Inspiration and the Novel

Soon after I released “The Crimson League” in April, I was talking on the phone with my older sister, and she told me she had finished reading it. I asked her if she’d liked it, and she said she had, and then she asked the question that I just dread when it comes to my writing: “Where did that come from?” Sometimes I’ll get it phrased a bit differently: “Where did you come up with that?”

I hate the question because the truth is, I don’t know. I don’t know where the concept for my story came from. A really weird dream kind of got the ball rolling, but I don’t remember a thing about that dream, and the novel that became “The Crimson League” changed TONS from my original, dream-inspired conception.

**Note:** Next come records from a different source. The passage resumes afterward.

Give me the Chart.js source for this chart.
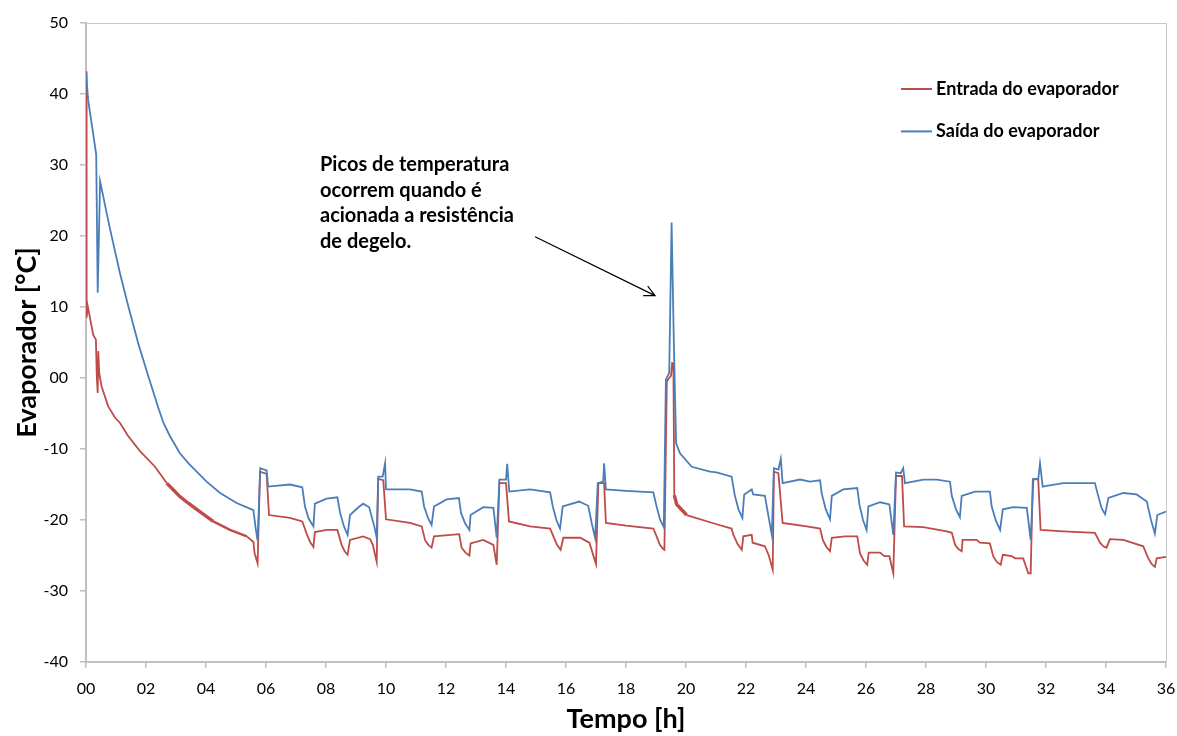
<!DOCTYPE html>
<html>
<head>
<meta charset="utf-8">
<script src="https://cdn.jsdelivr.net/npm/chart.js@4.4.1/dist/chart.umd.min.js"></script>
<style>
  html, body { margin: 0; padding: 0; background: #ffffff; }
  canvas { display: block; }
</style>
</head>
<body>
<canvas id="grafico" width="1177" height="736"></canvas>
<script>
// Temperatura na entrada do evaporador: tempo [h] e temperatura [°C]
const entradaTempo = [
  0.00, 0.01, 0.03, 0.06, 0.24, 0.33, 0.36, 0.39, 0.41, 0.44, 0.52, 0.74, 0.97, 1.13, 1.41, 1.80, 2.30, 2.69,
  2.90, 3.13, 3.40, 3.69, 4.24, 4.80, 5.36,
  5.58, 5.62, 5.72, 5.80, 6.02, 6.10, 6.80, 7.21, 7.36, 7.47, 7.58, 7.63, 8.02, 8.38, 8.52, 8.62, 8.72, 8.80,
  9.24, 9.47, 9.56, 9.69, 9.74, 9.91, 10.00, 10.80, 11.19, 11.30, 11.41, 11.52, 11.60, 12.44, 12.52, 12.65, 12.78, 12.82,
  13.24, 13.58, 13.69, 13.78, 14.00, 14.10, 14.80, 15.47, 15.58, 15.70, 15.82, 15.91, 16.47, 16.78, 17.00, 17.08,
  17.27, 17.33, 18.00, 18.91, 19.02, 19.13, 19.24, 19.28, 19.36, 19.44, 19.50, 19.54, 19.58, 19.61, 19.69, 20.02,
  21.02, 21.52, 21.58, 21.72, 21.86, 21.91, 22.19, 22.22, 22.63, 22.76, 22.89, 22.93, 23.08, 23.22, 24.02, 24.47, 24.56,
  24.68, 24.80, 24.86, 25.30, 25.71, 25.80, 25.92, 26.04, 26.09, 26.47, 26.61, 26.78, 26.91, 27.00, 27.20, 27.27, 27.91,
  28.69, 28.86, 28.97, 29.08, 29.19, 29.22, 29.69, 29.80, 30.13, 30.24, 30.36, 30.49, 30.56, 30.86, 30.97, 31.24, 31.41,
  31.49, 31.56, 31.74, 31.82, 32.58, 33.63, 33.80, 33.91, 34.02, 34.13, 34.58, 34.86, 35.24, 35.41, 35.52, 35.63, 35.69, 36.00
];
const entradaTemp = [
  43.2, 11.5, 8.5, 10.1, 6.1, 5.4, 0.2, -2.1, 3.8, 0.7, -1.2, -4.0, -5.6, -6.3, -8.2, -10.3, -12.5, -14.8,
  -15.7, -16.7, -17.6, -18.5, -20.2, -21.4, -22.3,
  -23.1, -24.7, -26.1, -13.2, -13.5, -19.3, -19.7, -20.2, -22.0, -23.1, -23.8, -21.7, -21.4, -21.4, -23.5, -24.4, -24.9, -22.8,
  -22.3, -22.7, -23.5, -25.9, -14.2, -14.4, -19.9, -20.4, -20.9, -22.8, -23.5, -23.9, -22.3, -22.0, -23.9, -24.6, -25.0, -23.3,
  -22.8, -23.5, -26.3, -14.8, -14.8, -20.2, -20.9, -21.2, -22.3, -23.5, -24.2, -22.5, -22.5, -23.2, -26.2, -14.8,
  -14.8, -20.4, -20.8, -21.2, -22.3, -23.5, -24.1, -24.2, -0.5, 0.0, 0.3, 2.1, 2.0, -16.5, -17.8, -19.3,
  -20.6, -21.2, -22.1, -23.4, -24.2, -22.3, -22.1, -23.2, -23.7, -25.0, -27.0, -13.2, -13.4, -20.4, -20.9, -21.2, -22.8,
  -23.8, -24.4, -22.5, -22.3, -22.3, -24.7, -25.7, -26.3, -24.6, -24.6, -25.1, -25.1, -27.5, -13.8, -13.8, -20.9, -21.0,
  -21.6, -21.8, -23.5, -24.1, -24.4, -22.8, -22.8, -23.2, -23.3, -25.1, -25.9, -26.3, -24.9, -25.1, -25.4, -25.4, -27.5,
  -27.5, -14.3, -14.2, -21.4, -21.6, -21.8, -23.2, -23.7, -23.9, -22.7, -22.8, -23.2, -23.7, -25.4, -26.2, -26.6, -25.4, -25.2
];

// Temperatura na saída do evaporador: tempo [h] e temperatura [°C]
const saidaTempo = [
  0.00, 0.07, 0.34, 0.39, 0.47, 0.80, 1.13, 1.41, 1.74, 2.08, 2.41, 2.58, 2.80, 3.13, 3.41, 3.69, 4.02, 4.47, 5.02, 5.52, 5.58, 5.65, 5.72,
  5.81, 6.02, 6.07, 6.80, 7.21, 7.30, 7.42, 7.58, 7.63, 8.02, 8.38, 8.47, 8.60, 8.72, 8.80, 9.08, 9.24, 9.44, 9.61, 9.69,
  9.74, 9.89, 9.97, 10.00, 10.80, 11.19, 11.27, 11.40, 11.52, 11.60, 12.02, 12.43, 12.50, 12.64, 12.78, 12.82, 13.24, 13.58,
  13.69, 13.78, 14.00, 14.04, 14.11, 14.80, 15.47, 15.56, 15.68, 15.80, 15.89, 16.44, 16.74, 16.86, 16.97, 17.06, 17.24,
  17.27, 17.33, 18.00, 18.91, 19.02, 19.14, 19.26, 19.33, 19.44, 19.52, 19.60, 19.67, 19.80, 20.19, 20.80, 21.02,
  21.52, 21.63, 21.75, 21.88, 21.94, 22.19, 22.24, 22.63, 22.75, 22.86, 22.93, 23.08, 23.16, 23.22, 23.80, 24.13, 24.47,
  24.52, 24.66, 24.80, 24.86, 25.24, 25.71, 25.78, 25.90, 26.02, 26.08, 26.47, 26.78, 26.91, 27.00, 27.16, 27.24, 27.30,
  27.91, 28.36, 28.80, 28.86, 29.00, 29.13, 29.19, 29.63, 30.13, 30.19, 30.33, 30.47, 30.56, 30.91, 31.36, 31.49, 31.58,
  31.74, 31.80, 31.89, 32.02, 32.58, 33.63, 33.74, 33.85, 33.97, 34.08, 34.58, 35.02, 35.36, 35.50, 35.63, 35.71, 36.00
];
const saidaTemp = [
  43.0, 39.2, 31.5, 12.0, 27.7, 21.0, 14.8, 10.1, 4.9, 0.2, -4.2, -6.3, -8.2, -10.6, -12.0, -13.2, -14.6, -16.2, -17.6, -18.5, -18.6, -21.0, -22.9,
  -12.7, -13.0, -15.3, -15.0, -15.4, -18.1, -19.8, -20.9, -17.7, -17.0, -16.8, -19.0, -20.9, -22.1, -19.3, -18.2, -17.7, -18.2, -20.9, -22.5,
  -13.9, -13.9, -12.0, -15.7, -15.7, -16.0, -18.1, -19.7, -20.7, -18.1, -17.1, -16.9, -19.0, -20.5, -21.4, -19.3, -18.2, -18.3,
  -22.5, -14.3, -14.3, -12.1, -16.0, -15.7, -16.1, -18.1, -20.0, -21.2, -18.1, -17.4, -18.0, -20.5, -22.5, -14.8, -14.6,
  -12.0, -15.7, -15.9, -16.1, -18.1, -20.0, -21.0, -0.2, 0.7, 21.9, 3.9, -9.2, -10.6, -12.5, -13.2, -13.3,
  -13.9, -16.6, -18.5, -19.7, -16.4, -15.7, -16.4, -16.6, -19.5, -22.1, -12.7, -12.9, -11.4, -14.8, -14.3, -14.6, -14.4,
  -16.2, -18.5, -19.9, -16.6, -15.7, -15.5, -17.8, -20.0, -21.4, -18.1, -17.5, -17.8, -22.1, -13.3, -13.4, -12.7, -14.8,
  -14.3, -14.3, -14.6, -16.6, -18.5, -19.6, -16.6, -16.0, -16.0, -18.1, -20.1, -21.4, -18.5, -18.2, -18.3, -22.8, -14.2,
  -14.3, -12.0, -15.3, -15.2, -14.8, -14.8, -16.6, -18.3, -19.2, -16.9, -16.2, -16.4, -17.4, -20.0, -21.9, -19.3, -18.8
];

const nomesSeries = ['Entrada do evaporador', 'Saída do evaporador'];
const coresSeries = ['#BE4B48', '#4A7EBB'];

// Trechos em que o sinal da entrada oscila rápido (traço mais grosso): [início, fim, espessura]
const entradaTrechosRuidosos = [[2.65, 3.70, 3.4], [3.70, 5.30, 2.4], [19.61, 19.72, 3.4]];

// Eixos
const xTicks = [0, 2, 4, 6, 8, 10, 12, 14, 16, 18, 20, 22, 24, 26, 28, 30, 32, 34, 36];
const xTickLabels = ['00', '02', '04', '06', '08', '10', '12', '14', '16', '18', '20', '22', '24', '26', '28', '30', '32', '34', '36'];
const yTicks = [-40, -30, -20, -10, 0, 10, 20, 30, 40, 50];
const yTickLabels = ['-40', '-30', '-20', '-10', '00', '10', '20', '30', '40', '50'];

// Nota explicativa com seta
const notaLinhas = ['Picos de temperatura', 'ocorrem quando é', 'acionada a resistência', 'de degelo.'];
const notaPosicao = [7.8, 29.1];      // canto do texto [h, °C]
const setaInicio = [14.97, 19.9];     // [h, °C]
const setaFim = [18.97, 11.6];        // [h, °C]

const FONTE = 'Lato, "Open Sans", "DejaVu Sans", sans-serif';
const CINZA_EIXO = '#BFBFBF';
const LARGURA_LINHA = 1.8;

function pares(xs, ys) {
  return xs.map((x, i) => ({ x: x, y: ys[i] }));
}

function larguraEntrada(c) {
  const x = c.p0.parsed.x;
  for (const [ini, fim, w] of entradaTrechosRuidosos) {
    if (x >= ini && x < fim) return w;
  }
  return LARGURA_LINHA;
}

// Moldura superior e direita da área do gráfico
const moldura = {
  id: 'moldura',
  beforeDatasetsDraw(chart) {
    const a = chart.chartArea;
    const ctx = chart.ctx;
    ctx.save();
    ctx.strokeStyle = '#C8C8C8';
    ctx.lineWidth = 1;
    ctx.beginPath();
    ctx.moveTo(a.left, a.top + 0.5);
    ctx.lineTo(a.right + 0.5, a.top + 0.5);
    ctx.lineTo(a.right + 0.5, a.bottom);
    ctx.stroke();
    ctx.restore();
  }
};

// Legenda no canto superior direito
const legenda = {
  id: 'legendaCustom',
  afterDraw(chart) {
    const ctx = chart.ctx;
    const a = chart.chartArea;
    const x0 = a.right - 265;
    const yBase = a.top + 66;
    ctx.save();
    ctx.font = 'bold 18px ' + FONTE;
    ctx.textBaseline = 'alphabetic';
    ctx.textAlign = 'left';
    nomesSeries.forEach((nome, i) => {
      const y = yBase + i * 42.4;
      ctx.strokeStyle = coresSeries[i];
      ctx.lineWidth = 2;
      ctx.beginPath();
      ctx.moveTo(x0, y);
      ctx.lineTo(x0 + 31, y);
      ctx.stroke();
      ctx.fillStyle = '#000000';
      ctx.fillText(nome, x0 + 35, y + 6);
    });
    ctx.restore();
  }
};

// Texto da nota e seta apontando o pico
const nota = {
  id: 'notaPico',
  afterDraw(chart) {
    const ctx = chart.ctx;
    const sx = chart.scales.x, sy = chart.scales.y;
    ctx.save();
    ctx.font = 'bold 20px ' + FONTE;
    ctx.fillStyle = '#000000';
    ctx.textAlign = 'left';
    ctx.textBaseline = 'alphabetic';
    const tx = sx.getPixelForValue(notaPosicao[0]);
    const ty = sy.getPixelForValue(notaPosicao[1]);
    notaLinhas.forEach((linha, i) => ctx.fillText(linha, tx, ty + i * 25.4));

    const x1 = sx.getPixelForValue(setaInicio[0]), y1 = sy.getPixelForValue(setaInicio[1]);
    const x2 = sx.getPixelForValue(setaFim[0]), y2 = sy.getPixelForValue(setaFim[1]);
    ctx.strokeStyle = '#000000';
    ctx.lineWidth = 1.2;
    ctx.beginPath();
    ctx.moveTo(x1, y1);
    ctx.lineTo(x2, y2);
    const ang = Math.atan2(y2 - y1, x2 - x1);
    const L = 12, abre = 0.45;
    ctx.moveTo(x2 - L * Math.cos(ang - abre), y2 - L * Math.sin(ang - abre));
    ctx.lineTo(x2, y2);
    ctx.lineTo(x2 - L * Math.cos(ang + abre), y2 - L * Math.sin(ang + abre));
    ctx.stroke();
    ctx.restore();
  }
};

new Chart(document.getElementById('grafico'), {
  type: 'line',
  data: {
    datasets: [
      {
        label: nomesSeries[0],
        data: pares(entradaTempo, entradaTemp),
        borderColor: coresSeries[0],
        borderWidth: LARGURA_LINHA,
        segment: { borderWidth: larguraEntrada },
        pointRadius: 0,
        tension: 0,
        order: 1
      },
      {
        label: nomesSeries[1],
        data: pares(saidaTempo, saidaTemp),
        borderColor: coresSeries[1],
        borderWidth: LARGURA_LINHA,
        pointRadius: 0,
        tension: 0,
        order: 0
      }
    ]
  },
  options: {
    responsive: false,
    devicePixelRatio: 1,
    animation: false,
    events: [],
    layout: { padding: { top: 23, right: 11, left: 0, bottom: 0 } },
    plugins: {
      legend: { display: false },
      tooltip: { enabled: false }
    },
    scales: {
      x: {
        type: 'linear',
        min: 0,
        max: 36,
        afterFit(scale) {
          scale.height = 74;
          scale.paddingLeft = 0;
          scale.paddingRight = 0;
        },
        afterBuildTicks(scale) { scale.ticks = xTicks.map(v => ({ value: v })); },
        ticks: {
          autoSkip: false,
          maxRotation: 0,
          padding: 11,
          color: '#000000',
          font: { family: FONTE, size: 16 },
          callback: (v) => xTickLabels[xTicks.indexOf(v)]
        },
        grid: { drawOnChartArea: false, tickLength: 6, color: CINZA_EIXO, lineWidth: 1.5 },
        border: { display: true, color: CINZA_EIXO, width: 2 },
        title: {
          display: true,
          text: 'Tempo [h]',
          color: '#000000',
          font: { family: FONTE, size: 27, weight: 'bold' },
          padding: { top: 0, bottom: 1 }
        }
      },
      y: {
        type: 'linear',
        min: -40,
        max: 50,
        afterFit(scale) {
          scale.width = 86;
          scale.paddingTop = 0;
          scale.paddingBottom = 0;
        },
        afterBuildTicks(scale) { scale.ticks = yTicks.map(v => ({ value: v })); },
        ticks: {
          padding: 12,
          color: '#000000',
          font: { family: FONTE, size: 16 },
          callback: (v) => yTickLabels[yTicks.indexOf(v)]
        },
        grid: { drawOnChartArea: false, tickLength: 6, color: CINZA_EIXO, lineWidth: 1.5 },
        border: { display: true, color: CINZA_EIXO, width: 2 },
        title: {
          display: true,
          text: 'Evaporador [°C]',
          color: '#000000',
          font: { family: FONTE, size: 27, weight: 'bold' },
          padding: { top: 11, bottom: 0 }
        }
      }
    }
  },
  plugins: [moldura, legenda, nota]
});
</script>
</body>
</html>
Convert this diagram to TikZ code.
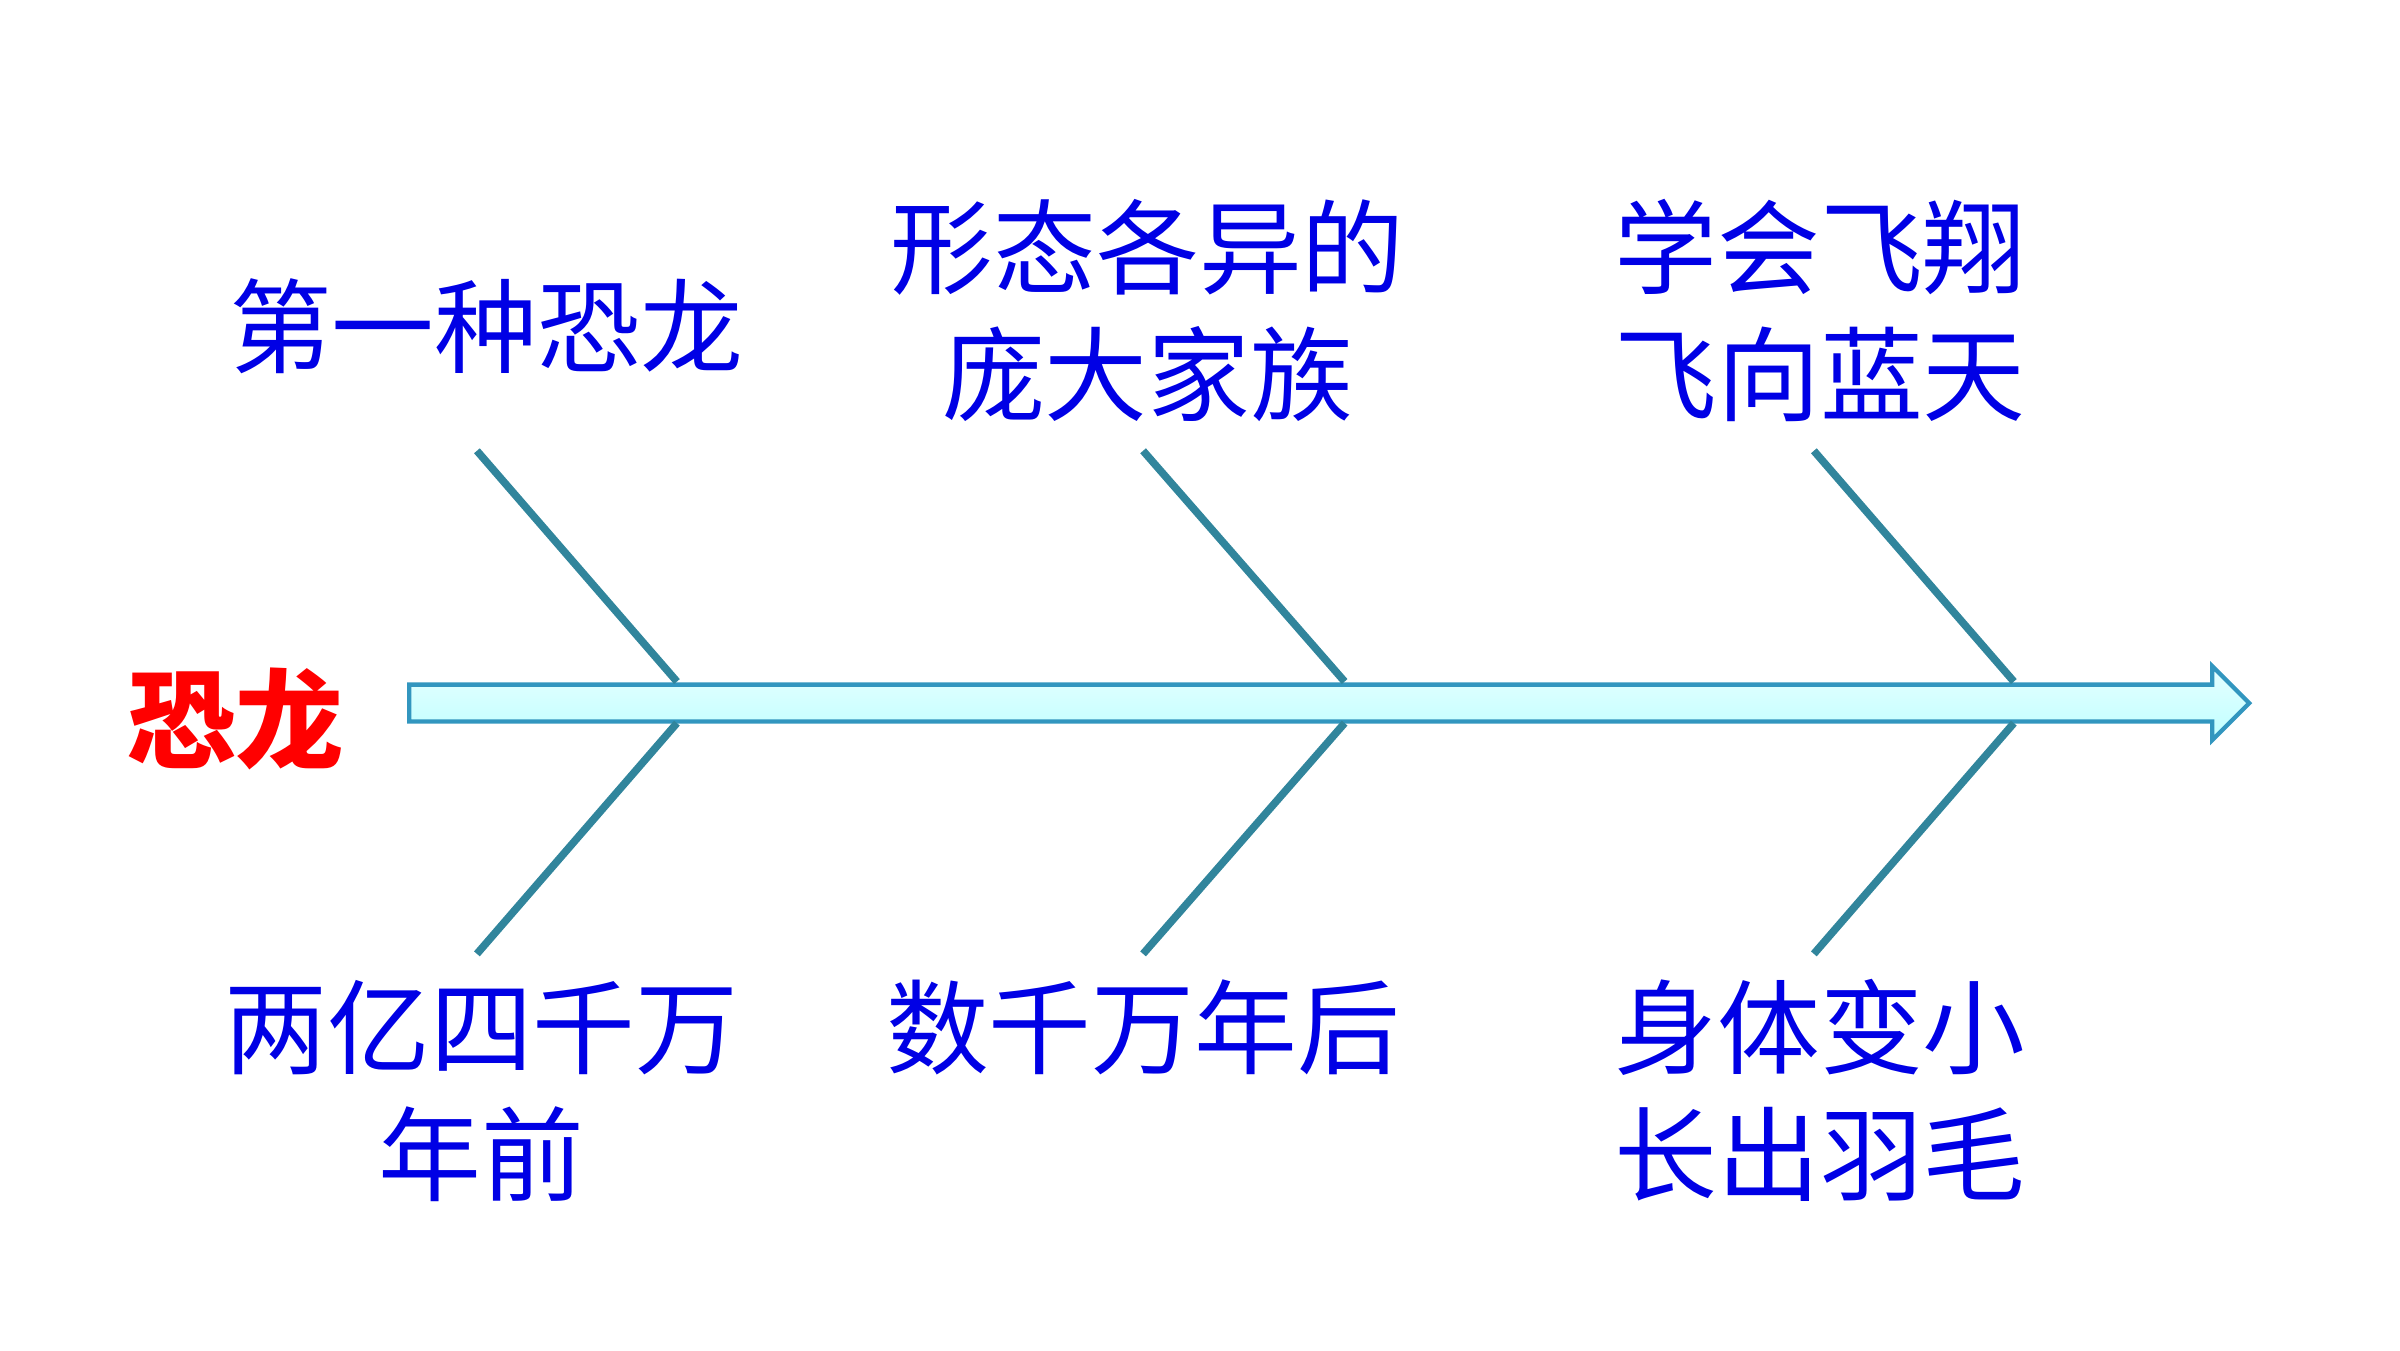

What’s strange is that the question is completely legitimate. It’s not like it’s rude, or intrusive, or in violation of the cultural norms under which we operate. If anything, it shows interest and support for me and my craft. There’s no reason to grudge the question, and I don’t grudge it when it comes. Not at all. I’m just never quite sure how to answer it. I end up saying something like, “I’m not sure,” or “I really don’t know.” Then I launch into an explanation about how I started with the concept of a resistance group working against a sorcerer who usurped the throne, and how everything else flowed from there. It’s a response.

That response doesn’t explain how that original concept arose, though. It’s hard to explain where the concept for art comes from when the idea for a novel just…. hits you. Out of nowhere. That’s what happened to me. I was staying with my aunt for a week in late July, 2006; a major problem that I couldn’t solve, one that had prevented me from writing the novel for three years after that first dream, just went away. One minute I didn’t know how to get around an issue that was bugging me, and then I did. So I started writing.

It was an inspired moment. We all have them from time to time, so we can all relate to the wonder, confusion, and joy of an inspired moment. We all know there’s really no explaining inspiration when it hits. The Greeks had the muses, attributing the phenomenon to the gods, to the supernatural, because in terms of our everyday experiences, there isn’t a way to relate to such a sudden and unexpected jump in our mental awareness of ourselves, our world, and our art. I’m Catholic, so I like to think God is working through me and my fiction in some way; I believe my fiction is part of God’s plan for me, but I don’t necessarily believe he inserted the idea for the novel in my head out of nowhere, just when it occurred to me.

Maybe, now that I stop to think about it, inspiration is the perfect answer to that question I dread. “Where did that come from? How did you come up with it?”



9 responses to “Inspiration and the Novel

  1. Yes I know exactly what you mean. I wrote a few posts on this myself; one of them was about the Greek idea you mentioned.

  2. Pingback: Writing a novel: What’s it take? | Creative Writing with the Crimson League

  3. It is amazing where ideas come from. That tiny subconscious part of the brain that we can’t truly understand. I had the ‘dream’ for my series TSK in 2007, the main character and his life just seemed to spill out before me.

    For me though the question is very difficult. It’s been a complicated process. Albeit a very enjoyable one.

    When I started writing it, of course there were problems. But the idea developed and grew over time. I also found my writing partner in and around 2008 where the world became once again more developed and true to the characters. 2010 and I had my first coverage and although for the most part they loved it, there was again a couple of improvements. Sort of moved on from the project with family and personal changes. Then came back to it this year with a vengeance, as I was contacted by an animator interested in developing the idea. So here we are. Hopefully on the verge of a website launch next summer and a novel to kick it all off with. The process is so exciting.

    I love this blog already, think I’ll have to read it all 🙂

    • WOW, that all sounds amazing!!! best of luck with the project and the animators! how cool that a dream inspired all of that!!! I’ve had kind of a pseudo-inspiration where dreams are concerned but nothing to the extent it seems you have.

  4. Dreams just give us the neatest ideas, don’t they? I always wondered if I was alone in that 🙂

    What a great post! I think this is my favourite post I’ve read on your blog so far 🙂 My mom has been asking me that question forever, and now I know how to answer it.

    • hahaha! I’m so glad you enjoyed the post so much 🙂 dreams are really their own crazy entities…. I’m never sure what to make of them! Glad to know I’m not alone in getting ideas from them!!!

  5. Great post,
    The unanswerable question, for me, i ask for guidance, listen to my unconscious mind, sleep and dream the story and when i write i am in a light trance.
    I am not sure where some of it comes from, but i know i can trust it

    • what an amazing process! I actually try to think things through and write after I do so, when I’m awake and alert. It’s just incredible how everyone writes so differently!!!